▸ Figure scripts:

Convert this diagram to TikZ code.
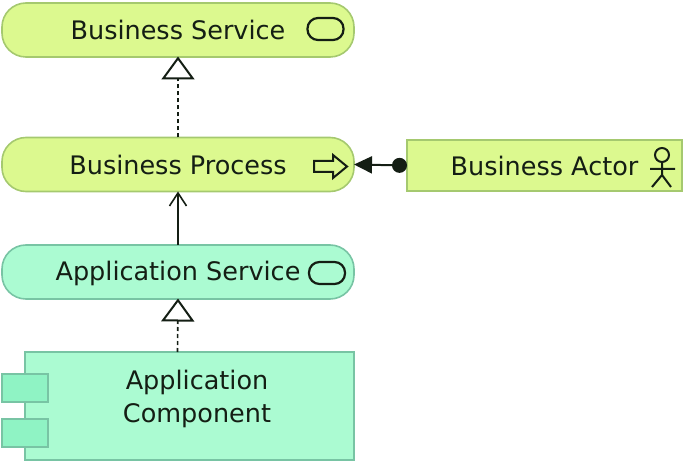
\documentclass[tikz,border=0pt]{standalone}
\usepackage{fontspec}
\setmainfont{DejaVu Sans}
\usetikzlibrary{arrows.meta}
\definecolor{bizfill}{HTML}{DCF98F}
\definecolor{bizedge}{HTML}{A5C96F}
\definecolor{appfill}{HTML}{ABFBD2}
\definecolor{appedge}{HTML}{78C4A4}
\definecolor{tabfill}{HTML}{8FF3C4}
\definecolor{ink}{HTML}{141E14}
\tikzset{
  x=1pt,y=-1pt,
  txt/.style={text=ink,font=\fontsize{25.5}{33}\selectfont,inner sep=0pt,outer sep=0pt},
  roundbox/.style={txt,draw,line width=1.6pt,rounded corners=24pt,minimum width=352pt,minimum height=54pt},
  biz/.style={draw=bizedge,fill=bizfill},
  app/.style={draw=appedge,fill=appfill},
  icon/.style={draw=ink,line width=2.2pt,rounded corners=10.5pt,minimum width=36pt,minimum height=22pt,inner sep=0pt},
  realizes/.style={draw=ink,line width=1.6pt,dash pattern=on 4pt off 3pt,shorten >=-0.5pt,-{Triangle[open,fill=white,length=23pt,width=33pt,line width=2pt]}},
  triggers/.style={draw=ink,line width=2pt,-{Straight Barb[length=13pt,width=17pt,line width=1.6pt]}},
  assign/.style={draw=ink,line width=2pt,{Circle[length=15pt]}-{Triangle[length=18pt,width=17pt]}},
  tabbox/.style={draw=appedge,fill=tabfill,line width=1.4pt,minimum width=46pt,minimum height=28pt,inner sep=0pt},
  figure/.style={draw=ink,line width=2pt}
}
\begin{document}
\begin{tikzpicture}
\useasboundingbox (0,0) rectangle (685,462);
\node[roundbox,biz] (bs) at (178,30) {Business Service};
\node[roundbox,biz] (bp) at (178,164.5) {Business Process};
\node[roundbox,app,text depth=2pt] (as) at (178,272) {Application Service};
\node[txt,rectangle,draw=appedge,fill=appfill,line width=1.6pt,minimum width=329pt,minimum height=108pt,align=center] (ac) at (189.5,406) {\hspace*{15pt}Application\\\hspace*{15pt}Component\\[-13pt]\mbox{}};
\node[tabbox] (t1) at (25,388) {};
\node[tabbox] (t2) at (25,433) {};
\node[txt,rectangle,draw=bizedge,fill=bizfill,line width=1.6pt,minimum width=275pt,minimum height=51pt] (ba) at (544.5,165.5) {Business Actor};
\node[icon] (i1) at (325.5,29) {};
\node[icon] (i2) at (327,273) {};
\draw[realizes] (bp.north) -- (bs.south);
\draw[realizes] ([xshift=-12pt]ac.north) -- (as.south);
\draw[triggers] (as.north) -- (bp.south);
\draw[assign] (ba.west) -- (bp.east);
% process arrow icon
\draw[figure,line join=miter,fill=none] (314,161) -- (333,161) -- (333,155) -- (347,166.5) -- (333,178) -- (333,172) -- (314,172) -- cycle;
% actor icon
\draw[figure] (662,155) circle (7pt);
\draw[figure] (662,162) -- (662,175) (650,169) -- (675,169) (652,187) -- (662,175) -- (671,187);
\end{tikzpicture}
\end{document}
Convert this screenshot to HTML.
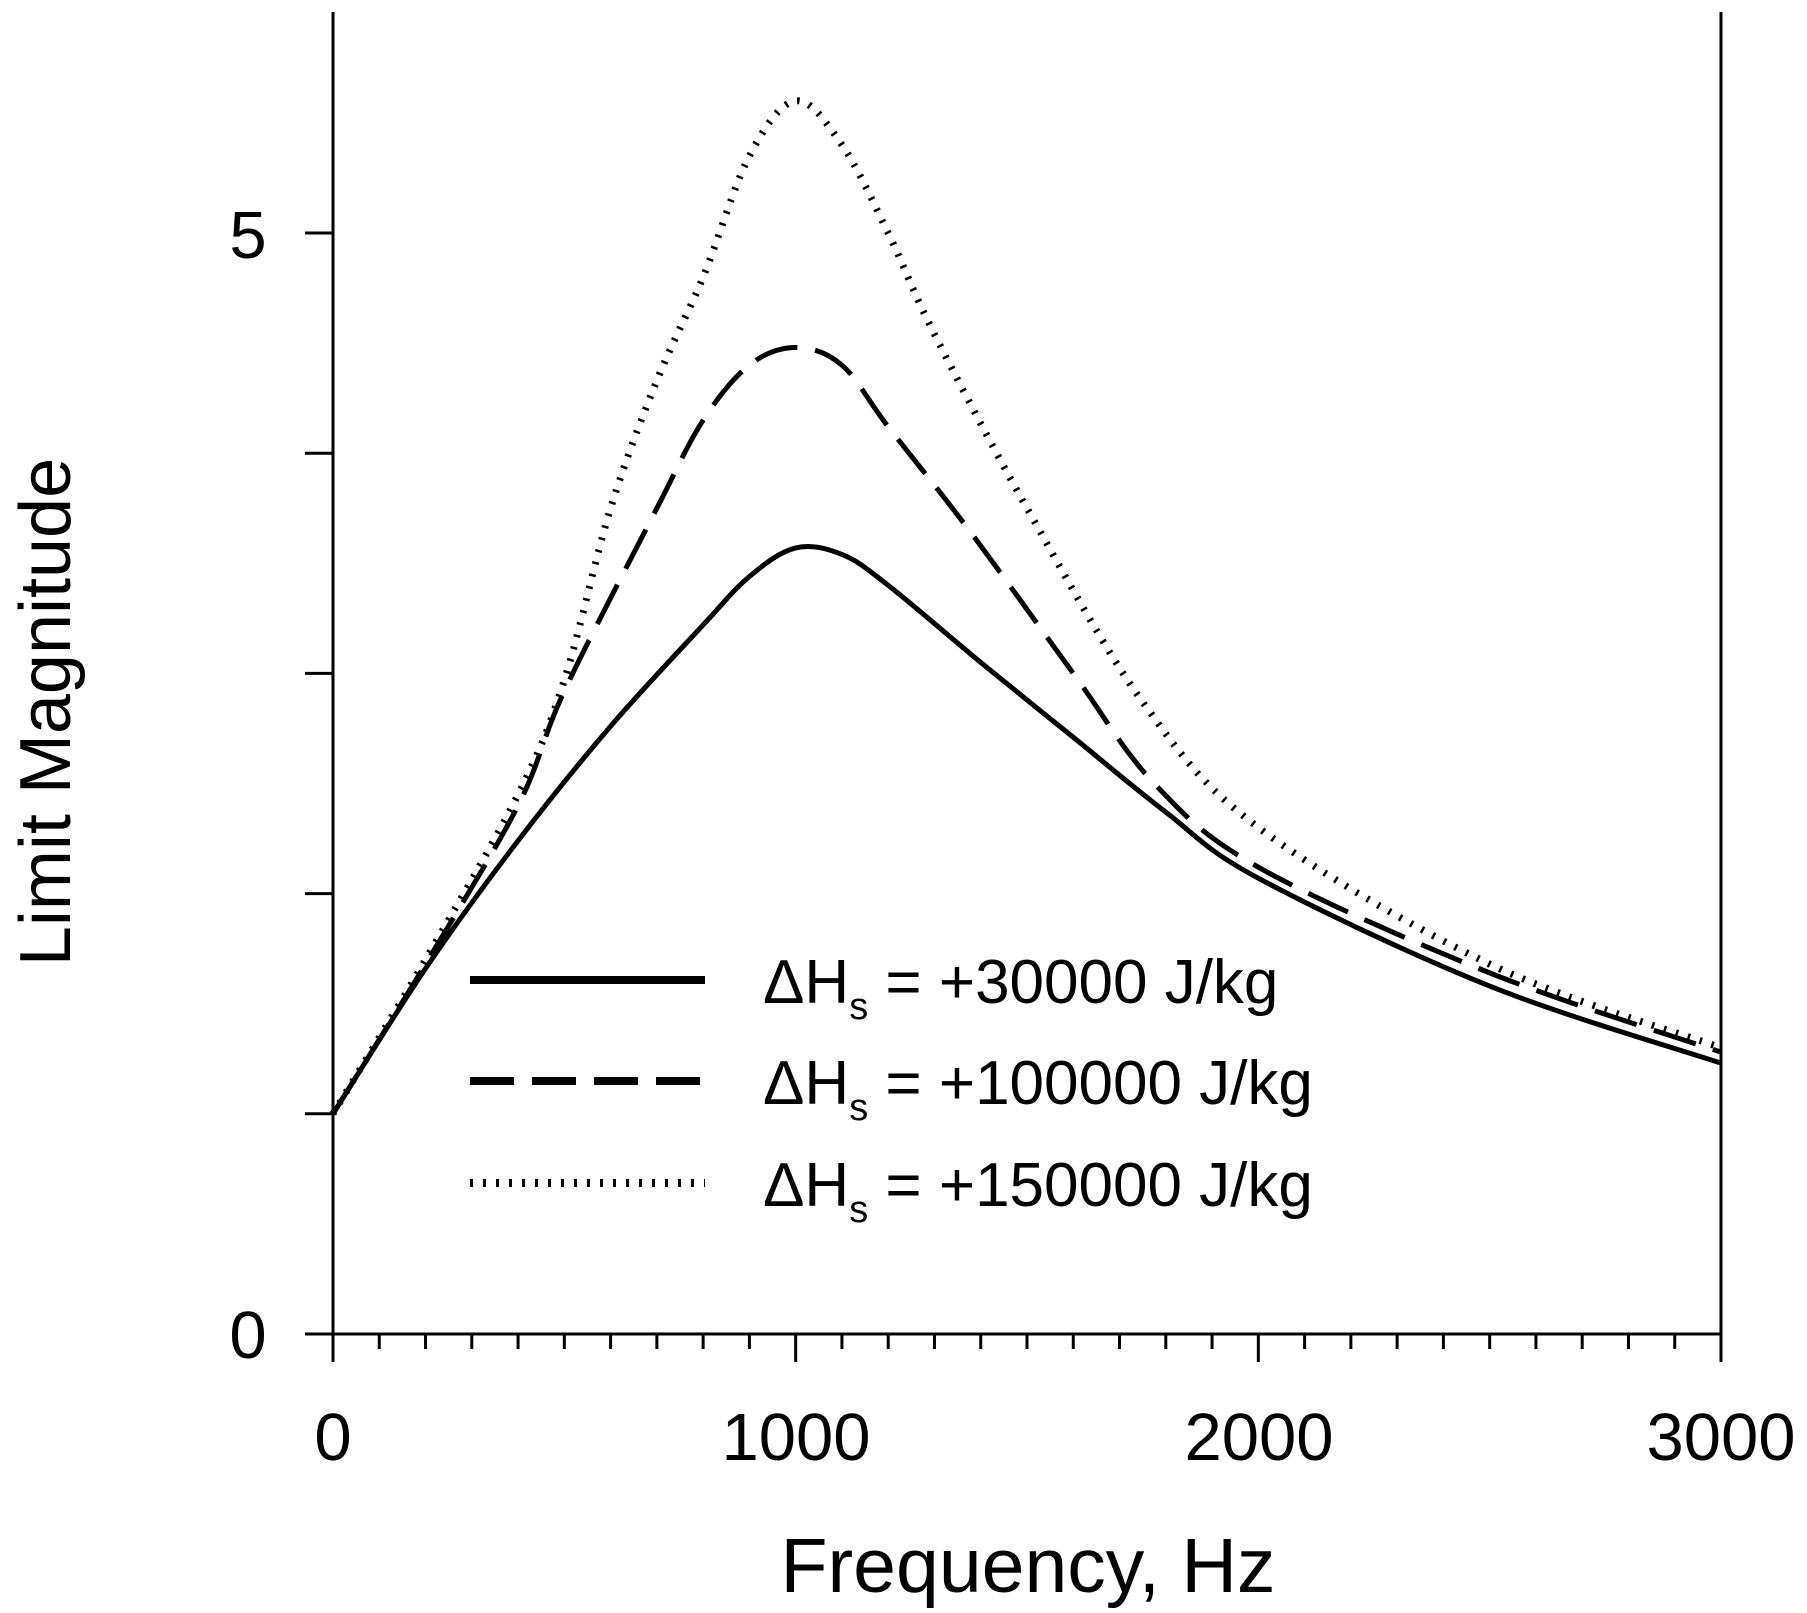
<!DOCTYPE html>
<html><head><meta charset="utf-8"><style>
html,body{margin:0;padding:0;background:#fff}
svg text{font-family:"Liberation Sans",sans-serif;fill:#000}
</style></head><body>
<svg id="s" width="1807" height="1608" viewBox="0 0 1807 1608" xmlns="http://www.w3.org/2000/svg">
<g id="axes" stroke="#000" stroke-width="3" fill="none">
<line x1="333" y1="12" x2="333" y2="1362"/>
<line x1="1721" y1="12" x2="1721" y2="1362"/>
<line x1="305" y1="1334" x2="1721" y2="1334"/>
</g>
<g id="ticks" stroke="#000" stroke-width="3"></g>
<g id="curves" fill="none" stroke="#000"></g>
<g stroke="#000" fill="none">
<line x1="470" y1="980" x2="705" y2="980" stroke-width="8"/>
<line x1="470" y1="1081" x2="705" y2="1081" stroke-width="8" stroke-dasharray="44,18"/>
<line x1="470" y1="1183" x2="705" y2="1183" stroke-width="8" stroke-dasharray="3,10"/>
</g>
<g font-size="62">
<text x="763" y="1003">ΔH<tspan font-size="38" dy="16">s</tspan><tspan dy="-16"> = +30000 J/kg</tspan></text>
<text x="763" y="1104">ΔH<tspan font-size="38" dy="16">s</tspan><tspan dy="-16"> = +100000 J/kg</tspan></text>
<text x="763" y="1206">ΔH<tspan font-size="38" dy="16">s</tspan><tspan dy="-16"> = +150000 J/kg</tspan></text>
</g>
<g font-size="67" text-anchor="middle">
<text x="248" y="258">5</text>
<text x="248" y="1358">0</text>
<text x="333" y="1460">0</text>
<text x="796" y="1460">1000</text>
<text x="1259" y="1460">2000</text>
<text x="1721" y="1460">3000</text>
<text x="1028" y="1592" font-size="77">Frequency, Hz</text>
<text transform="translate(70,712) rotate(-90)" font-size="72">Limit Magnitude</text>
</g>
</svg>
<script>
var X=function(f){return 333+f*1388/3000},Y=function(v){return 1334-v*220.2};
var t=document.getElementById('ticks'),h='';
for(var i=1;i<30;i++){var x=X(i*100);h+='<line x1="'+x+'" y1="1334" x2="'+x+'" y2="'+(i%10==0?1362:1349)+'"/>';}
for(var v=1;v<=5;v++){h+='<line x1="305" y1="'+Y(v)+'" x2="333" y2="'+Y(v)+'"/>';}
t.innerHTML=h;
var S=[[0,1],[200,1.66],[400,2.24],[600,2.76],[800,3.22],[900,3.44],[1000,3.57],[1100,3.54],[1200,3.4],[1400,3.05],[1600,2.71],[1800,2.37],[2000,2.07],[2500,1.58],[3000,1.23]];
var D=[[0,1],[200,1.68],[400,2.4],[500,2.92],[700,3.75],[800,4.15],[900,4.4],[1000,4.48],[1100,4.4],[1200,4.12],[1375,3.65],[1600,3.0],[1775,2.5],[2000,2.12],[2500,1.64],[3000,1.28]];
var T=[[0,1],[200,1.7],[400,2.45],[500,2.97],[600,3.75],[700,4.33],[800,4.8],[900,5.35],[1000,5.6],[1100,5.4],[1200,5.0],[1300,4.54],[1500,3.75],[1750,2.87],[2000,2.3],[2500,1.68],[3000,1.3]];
function path(p){var q=p.map(function(a){return [X(a[0]),Y(a[1])]});var d='M'+q[0][0]+','+q[0][1];
for(var i=0;i<q.length-1;i++){var p0=q[i-1]||q[i],p1=q[i],p2=q[i+1],p3=q[i+2]||p2;
d+=' C'+(p1[0]+(p2[0]-p0[0])/6)+','+(p1[1]+(p2[1]-p0[1])/6)+' '+(p2[0]-(p3[0]-p1[0])/6)+','+(p2[1]-(p3[1]-p1[1])/6)+' '+p2[0]+','+p2[1];}return d;}
document.getElementById('curves').innerHTML=
'<path d="'+path(T)+'" stroke-width="7" stroke-dasharray="2.5,10"/>'+
'<path d="'+path(D)+'" stroke-width="5" stroke-dasharray="44,18"/>'+
'<path d="'+path(S)+'" stroke-width="5"/>';
</script>
</body></html>
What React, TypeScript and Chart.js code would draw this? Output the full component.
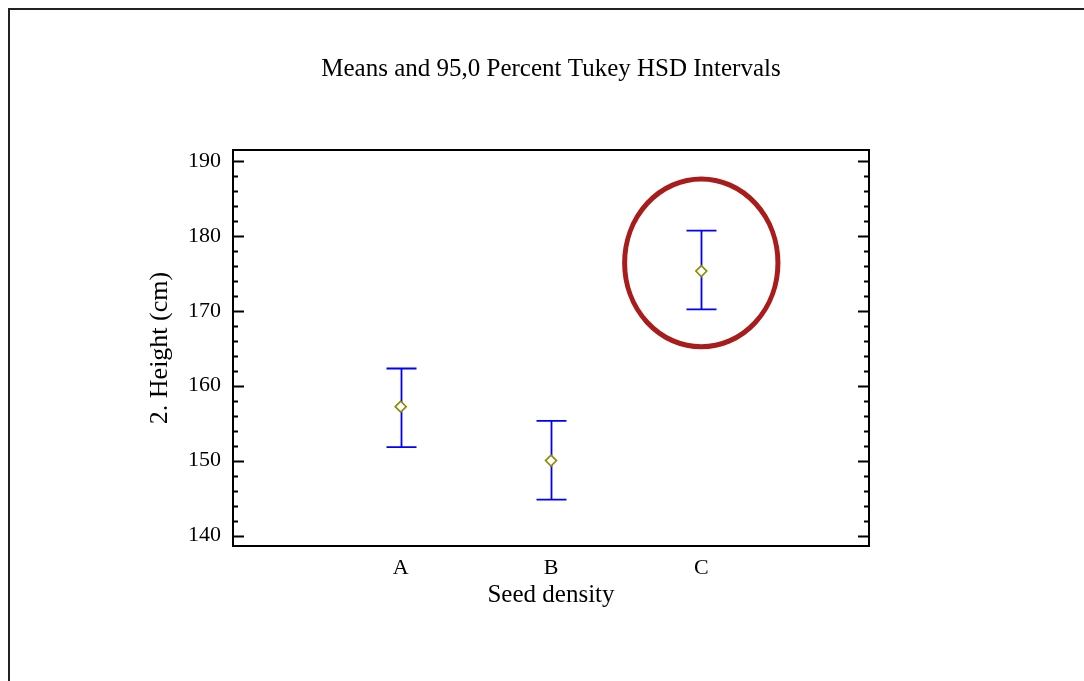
import React, { useEffect, useRef } from "react";
import { Chart, registerables } from "chart.js";

Chart.register(...registerables);

const categories = ["A", "B", "C"];
const means = [157.2, 150.0, 175.3];
const lowerLimits = [151.8, 144.8, 170.2];
const upperLimits = [162.3, 155.3, 180.7];
const yTickValues = [140, 150, 160, 170, 180, 190];
const yMinorStep = 2;
const highlight = { category: 3, centerY: 176.4, radiusX: 0.51, radiusY: 11.2 };

const FONT = "'Liberation Serif', 'Times New Roman', serif";

const decorPlugin = {
  id: "decor",
  beforeDraw(chart: any) {
    const ctx = chart.ctx;
    ctx.save();
    ctx.fillStyle = "#ffffff";
    ctx.fillRect(0, 0, chart.width, chart.height);
    ctx.strokeStyle = "#222222";
    ctx.lineWidth = 2;
    ctx.strokeRect(9, 9, chart.width + 50, chart.height + 50);
    ctx.restore();
  },
  beforeDatasetsDraw(chart: any) {
    const ctx = chart.ctx;
    const xs = chart.scales.x;
    const ys = chart.scales.y;
    ctx.save();
    ctx.strokeStyle = "#0000ff";
    ctx.lineWidth = 1.8;
    for (let i = 0; i < categories.length; i++) {
      const px = Math.round(xs.getPixelForValue(i + 1)) + 0.5;
      const lo = ys.getPixelForValue(lowerLimits[i]);
      const hi = ys.getPixelForValue(upperLimits[i]);
      ctx.beginPath();
      ctx.moveTo(px, lo);
      ctx.lineTo(px, hi);
      ctx.moveTo(px - 15, hi);
      ctx.lineTo(px + 15, hi);
      ctx.moveTo(px - 15, lo);
      ctx.lineTo(px + 15, lo);
      ctx.stroke();
    }
    ctx.restore();
  },
  afterDatasetsDraw(chart: any) {
    const ctx = chart.ctx;
    const xs = chart.scales.x;
    const ys = chart.scales.y;
    const { left, right, top, bottom } = chart.chartArea;
    ctx.save();
    ctx.strokeStyle = "#000000";
    ctx.lineWidth = 2;
    ctx.strokeRect(left, top, right - left, bottom - top);
    ctx.lineWidth = 1.8;
    ctx.beginPath();
    const start = yTickValues[0];
    const end = yTickValues[yTickValues.length - 1];
    for (let v = start; v <= end + 1e-6; v += yMinorStep) {
      const major = yTickValues.some((t) => Math.abs(t - v) < 1e-6);
      const len = major ? 11 : 5;
      const py = Math.round(ys.getPixelForValue(v)) + 0.5;
      ctx.moveTo(left, py);
      ctx.lineTo(left + len, py);
      ctx.moveTo(right, py);
      ctx.lineTo(right - len, py);
    }
    ctx.stroke();
    const cx = xs.getPixelForValue(highlight.category);
    const cy = ys.getPixelForValue(highlight.centerY);
    const rx = Math.abs(xs.getPixelForValue(highlight.category + highlight.radiusX) - cx);
    const ry = Math.abs(ys.getPixelForValue(highlight.centerY + highlight.radiusY) - cy);
    ctx.strokeStyle = "#a81c1c";
    ctx.lineWidth = 5;
    ctx.beginPath();
    ctx.ellipse(cx, cy, rx, ry, 0, 0, Math.PI * 2);
    ctx.stroke();
    ctx.restore();
  },
};

export default function App() {
  const ref = useRef<HTMLCanvasElement | null>(null);
  useEffect(() => {
    if (!ref.current) return;
    const chart = new Chart(ref.current, {
      type: "scatter",
      data: {
        datasets: [
          {
            label: "Means",
            data: means.map((m, i) => ({ x: i + 1, y: m })),
            pointStyle: "rectRot",
            pointRadius: 5.5,
            pointHoverRadius: 5.5,
            borderColor: "#8c8c00",
            backgroundColor: "#ffffff",
            pointBorderWidth: 1.6,
          },
        ],
      },
      options: {
        responsive: false,
        animation: false,
        layout: { padding: { left: 145, right: 215, top: 0, bottom: 71 } },
        plugins: {
          legend: { display: false },
          tooltip: { enabled: false },
          title: {
            display: true,
            fullSize: false,
            text: "Means and 95,0 Percent Tukey HSD Intervals",
            color: "#000000",
            font: { family: FONT, size: 25, weight: "normal" },
            padding: { top: 54, bottom: 66 },
          },
        },
        scales: {
          x: {
            type: "linear",
            min: -0.116,
            max: 4.116,
            grid: { display: false, drawTicks: false },
            border: { display: false },
            afterBuildTicks: (scale: any) => {
              scale.ticks = categories.map((_, i) => ({ value: i + 1 }));
            },
            afterFit: (scale: any) => {
              scale.height = 64;
            },
            ticks: {
              autoSkip: false,
              maxRotation: 0,
              padding: 9,
              color: "#000000",
              font: { family: FONT, size: 22 },
              callback: (v: any) => categories[Math.round(Number(v)) - 1] ?? "",
            },
            title: {
              display: true,
              text: "Seed density",
              color: "#000000",
              font: { family: FONT, size: 25 },
              padding: { top: 0, bottom: 0 },
            },
          },
          y: {
            type: "linear",
            min: 138.6,
            max: 191.47,
            grid: { display: false, drawTicks: false },
            border: { display: false },
            afterBuildTicks: (scale: any) => {
              scale.ticks = yTickValues.map((v) => ({ value: v }));
            },
            afterFit: (scale: any) => {
              scale.width = 233 - 145;
            },
            ticks: {
              padding: 12,
              color: "#000000",
              font: { family: FONT, size: 22 },
            },
            title: {
              display: true,
              text: "2. Height (cm)",
              color: "#000000",
              font: { family: FONT, size: 26 },
              padding: { top: 0, bottom: 0 },
            },
          },
        },
      },
      plugins: [decorPlugin],
    } as any);
    return () => chart.destroy();
  }, []);
  return (
    <div style={{ position: "absolute", left: 0, top: 0, width: 1084, height: 681 }}>
      <canvas ref={ref} width={1084} height={681} />
    </div>
  );
}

▸ WRITTEN INSTRUCTION: Look through the lines above and collect those with the word "code".

▸ RESULT OF THIS TASK:
Convert this diagram to TikZ code.
What React, TypeScript and Chart.js code would draw this? Output the full component.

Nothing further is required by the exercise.